:: Prompt ::
Beginning with the first line, set down every line through the one containing "const purpleErrDown = [2.05, 1.15, 0.72];", exactly as it appears, but not the pictures.

:: Stored data ::
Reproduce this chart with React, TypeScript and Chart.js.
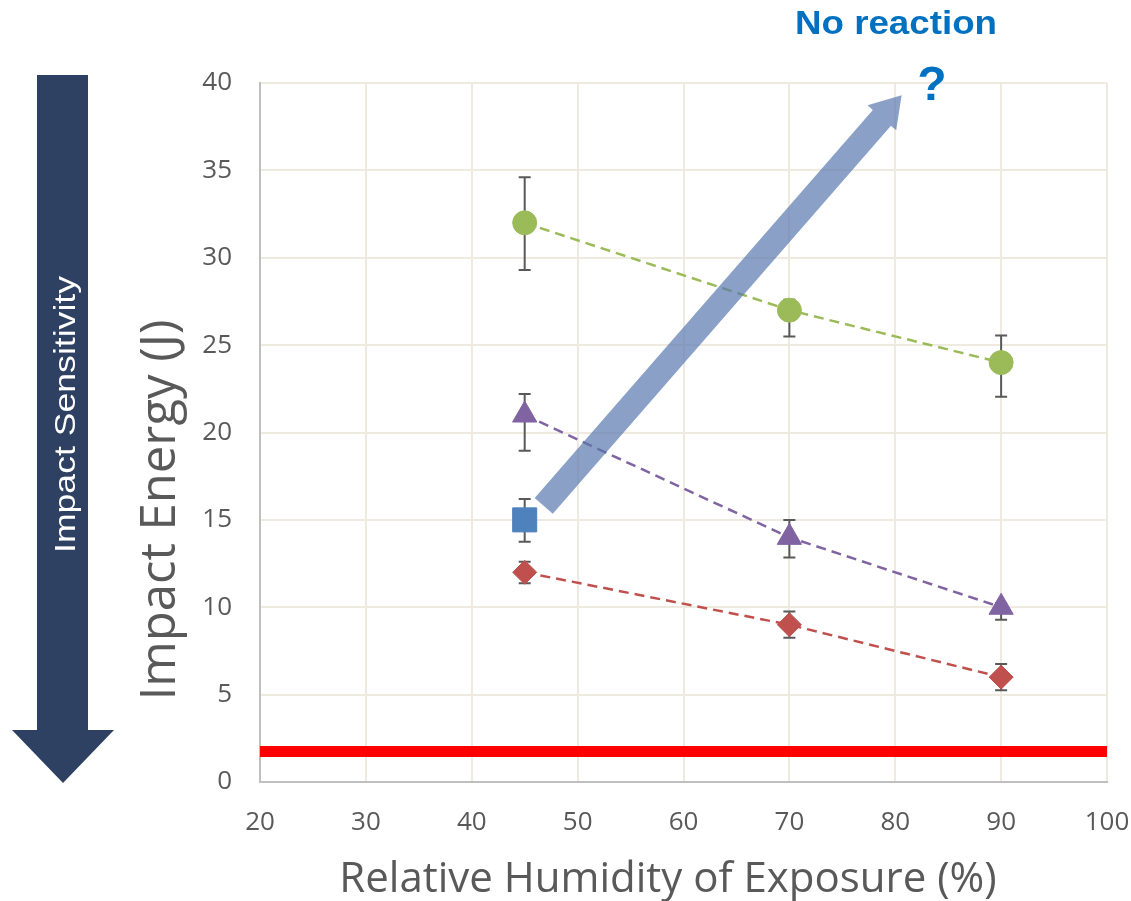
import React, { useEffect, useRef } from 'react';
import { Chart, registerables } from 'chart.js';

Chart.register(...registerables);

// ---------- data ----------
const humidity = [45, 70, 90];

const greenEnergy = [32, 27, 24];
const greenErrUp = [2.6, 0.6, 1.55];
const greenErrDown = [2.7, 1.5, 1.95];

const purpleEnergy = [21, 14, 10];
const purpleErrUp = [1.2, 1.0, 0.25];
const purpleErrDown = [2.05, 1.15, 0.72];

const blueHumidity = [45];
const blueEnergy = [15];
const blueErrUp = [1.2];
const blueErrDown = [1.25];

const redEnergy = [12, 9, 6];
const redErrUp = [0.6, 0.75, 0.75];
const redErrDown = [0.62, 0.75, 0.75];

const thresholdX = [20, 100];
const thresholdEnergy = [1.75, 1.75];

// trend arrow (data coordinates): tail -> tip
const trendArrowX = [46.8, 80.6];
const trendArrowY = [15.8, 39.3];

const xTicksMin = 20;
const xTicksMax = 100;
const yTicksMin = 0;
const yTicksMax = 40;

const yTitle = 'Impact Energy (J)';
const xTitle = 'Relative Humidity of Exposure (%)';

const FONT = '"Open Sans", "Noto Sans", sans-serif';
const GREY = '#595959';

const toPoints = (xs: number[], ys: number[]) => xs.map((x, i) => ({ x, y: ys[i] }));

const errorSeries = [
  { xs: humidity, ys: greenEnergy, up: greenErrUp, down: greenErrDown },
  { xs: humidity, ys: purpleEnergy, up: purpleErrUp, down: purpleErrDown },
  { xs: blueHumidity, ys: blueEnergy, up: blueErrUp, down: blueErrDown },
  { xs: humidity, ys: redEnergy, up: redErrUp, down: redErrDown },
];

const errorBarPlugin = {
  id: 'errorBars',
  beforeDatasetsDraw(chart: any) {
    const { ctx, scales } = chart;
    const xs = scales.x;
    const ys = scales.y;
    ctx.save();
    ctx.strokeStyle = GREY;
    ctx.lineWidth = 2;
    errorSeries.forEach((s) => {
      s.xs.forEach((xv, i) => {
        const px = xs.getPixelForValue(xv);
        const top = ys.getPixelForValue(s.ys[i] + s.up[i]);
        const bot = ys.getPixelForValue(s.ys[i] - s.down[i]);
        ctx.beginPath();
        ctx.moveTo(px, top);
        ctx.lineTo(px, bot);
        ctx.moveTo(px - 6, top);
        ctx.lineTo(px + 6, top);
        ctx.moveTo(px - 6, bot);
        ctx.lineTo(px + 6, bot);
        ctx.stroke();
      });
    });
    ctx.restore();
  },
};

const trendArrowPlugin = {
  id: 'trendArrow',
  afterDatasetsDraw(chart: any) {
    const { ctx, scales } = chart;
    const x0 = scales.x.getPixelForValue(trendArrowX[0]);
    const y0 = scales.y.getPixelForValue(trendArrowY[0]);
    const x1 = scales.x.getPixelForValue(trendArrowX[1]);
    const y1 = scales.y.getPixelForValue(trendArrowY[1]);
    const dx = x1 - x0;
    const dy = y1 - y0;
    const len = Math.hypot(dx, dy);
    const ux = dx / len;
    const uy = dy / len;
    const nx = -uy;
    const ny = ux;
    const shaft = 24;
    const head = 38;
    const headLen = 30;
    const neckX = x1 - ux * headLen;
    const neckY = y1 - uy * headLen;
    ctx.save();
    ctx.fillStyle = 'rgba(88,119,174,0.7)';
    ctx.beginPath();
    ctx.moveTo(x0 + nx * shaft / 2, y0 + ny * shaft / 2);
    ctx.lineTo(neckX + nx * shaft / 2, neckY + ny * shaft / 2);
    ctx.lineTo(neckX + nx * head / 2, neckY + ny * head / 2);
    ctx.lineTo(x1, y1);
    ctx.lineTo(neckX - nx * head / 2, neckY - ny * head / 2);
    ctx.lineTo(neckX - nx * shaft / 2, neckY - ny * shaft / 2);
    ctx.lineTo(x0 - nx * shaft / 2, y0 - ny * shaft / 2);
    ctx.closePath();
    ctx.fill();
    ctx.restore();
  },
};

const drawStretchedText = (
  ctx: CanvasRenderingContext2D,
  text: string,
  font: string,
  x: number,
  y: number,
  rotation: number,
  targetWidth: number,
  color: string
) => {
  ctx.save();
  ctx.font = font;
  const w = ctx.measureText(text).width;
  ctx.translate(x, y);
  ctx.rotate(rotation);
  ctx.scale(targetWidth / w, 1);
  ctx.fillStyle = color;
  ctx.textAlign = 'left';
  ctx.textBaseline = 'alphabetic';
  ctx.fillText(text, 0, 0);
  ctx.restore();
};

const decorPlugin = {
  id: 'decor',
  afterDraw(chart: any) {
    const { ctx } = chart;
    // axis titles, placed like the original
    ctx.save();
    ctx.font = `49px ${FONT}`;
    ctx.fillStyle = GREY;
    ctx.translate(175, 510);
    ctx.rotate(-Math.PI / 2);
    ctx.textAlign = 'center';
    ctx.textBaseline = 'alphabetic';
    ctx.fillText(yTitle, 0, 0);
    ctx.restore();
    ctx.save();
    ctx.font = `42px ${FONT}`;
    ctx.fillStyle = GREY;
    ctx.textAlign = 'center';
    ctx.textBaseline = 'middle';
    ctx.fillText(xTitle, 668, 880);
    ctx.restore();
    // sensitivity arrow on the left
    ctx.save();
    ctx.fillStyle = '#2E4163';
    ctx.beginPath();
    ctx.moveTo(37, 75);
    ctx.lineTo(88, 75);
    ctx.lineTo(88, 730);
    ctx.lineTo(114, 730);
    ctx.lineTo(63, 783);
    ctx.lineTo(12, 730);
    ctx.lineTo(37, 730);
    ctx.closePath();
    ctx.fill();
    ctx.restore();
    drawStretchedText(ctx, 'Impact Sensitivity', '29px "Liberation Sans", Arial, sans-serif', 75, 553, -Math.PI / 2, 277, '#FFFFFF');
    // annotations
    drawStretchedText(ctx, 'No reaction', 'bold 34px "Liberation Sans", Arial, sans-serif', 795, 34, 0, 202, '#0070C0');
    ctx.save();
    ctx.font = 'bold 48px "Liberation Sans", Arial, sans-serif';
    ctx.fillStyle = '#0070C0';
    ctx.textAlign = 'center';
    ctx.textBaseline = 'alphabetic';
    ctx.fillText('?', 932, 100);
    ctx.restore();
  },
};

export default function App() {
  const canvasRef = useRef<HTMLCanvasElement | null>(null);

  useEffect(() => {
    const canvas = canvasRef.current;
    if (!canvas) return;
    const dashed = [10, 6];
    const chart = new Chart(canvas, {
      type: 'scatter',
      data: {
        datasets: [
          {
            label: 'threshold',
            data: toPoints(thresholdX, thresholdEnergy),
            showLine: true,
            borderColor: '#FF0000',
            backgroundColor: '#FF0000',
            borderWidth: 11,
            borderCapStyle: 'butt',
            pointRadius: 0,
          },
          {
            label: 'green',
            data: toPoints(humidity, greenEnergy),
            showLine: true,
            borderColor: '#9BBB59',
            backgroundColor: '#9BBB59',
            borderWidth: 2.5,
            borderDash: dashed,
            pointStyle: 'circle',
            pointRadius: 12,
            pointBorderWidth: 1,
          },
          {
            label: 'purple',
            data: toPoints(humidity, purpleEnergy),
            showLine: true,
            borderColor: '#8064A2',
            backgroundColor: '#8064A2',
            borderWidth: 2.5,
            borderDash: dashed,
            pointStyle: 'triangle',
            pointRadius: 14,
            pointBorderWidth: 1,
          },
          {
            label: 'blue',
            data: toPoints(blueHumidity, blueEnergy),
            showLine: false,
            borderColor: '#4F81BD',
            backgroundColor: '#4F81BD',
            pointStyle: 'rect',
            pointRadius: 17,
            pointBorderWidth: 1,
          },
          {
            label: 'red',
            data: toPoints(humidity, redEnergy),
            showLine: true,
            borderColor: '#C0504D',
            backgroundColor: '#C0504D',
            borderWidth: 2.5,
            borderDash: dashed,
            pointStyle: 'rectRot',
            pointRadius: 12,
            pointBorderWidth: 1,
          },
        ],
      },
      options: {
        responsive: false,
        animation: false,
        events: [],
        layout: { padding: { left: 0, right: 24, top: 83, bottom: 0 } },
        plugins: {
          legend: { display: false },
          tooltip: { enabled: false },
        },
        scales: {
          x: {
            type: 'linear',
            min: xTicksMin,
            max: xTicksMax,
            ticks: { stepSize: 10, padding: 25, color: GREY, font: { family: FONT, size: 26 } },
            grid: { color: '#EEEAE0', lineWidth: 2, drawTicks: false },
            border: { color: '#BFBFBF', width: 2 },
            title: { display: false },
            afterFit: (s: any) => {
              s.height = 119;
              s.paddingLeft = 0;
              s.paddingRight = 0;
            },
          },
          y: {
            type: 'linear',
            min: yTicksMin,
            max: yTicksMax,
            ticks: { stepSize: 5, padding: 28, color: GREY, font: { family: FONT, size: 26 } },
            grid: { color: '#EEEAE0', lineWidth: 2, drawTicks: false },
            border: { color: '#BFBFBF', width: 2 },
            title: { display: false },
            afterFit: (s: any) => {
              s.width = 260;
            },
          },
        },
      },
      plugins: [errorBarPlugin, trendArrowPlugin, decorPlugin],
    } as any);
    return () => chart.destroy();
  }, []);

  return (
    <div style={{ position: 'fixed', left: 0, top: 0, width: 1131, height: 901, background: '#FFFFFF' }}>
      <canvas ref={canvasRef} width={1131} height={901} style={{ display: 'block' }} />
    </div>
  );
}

:: Complete response ::
Reproduce this chart with React, TypeScript and Chart.js.
import React, { useEffect, useRef } from 'react';
import { Chart, registerables } from 'chart.js';

Chart.register(...registerables);

// ---------- data ----------
const humidity = [45, 70, 90];

const greenEnergy = [32, 27, 24];
const greenErrUp = [2.6, 0.6, 1.55];
const greenErrDown = [2.7, 1.5, 1.95];

const purpleEnergy = [21, 14, 10];
const purpleErrUp = [1.2, 1.0, 0.25];
const purpleErrDown = [2.05, 1.15, 0.72];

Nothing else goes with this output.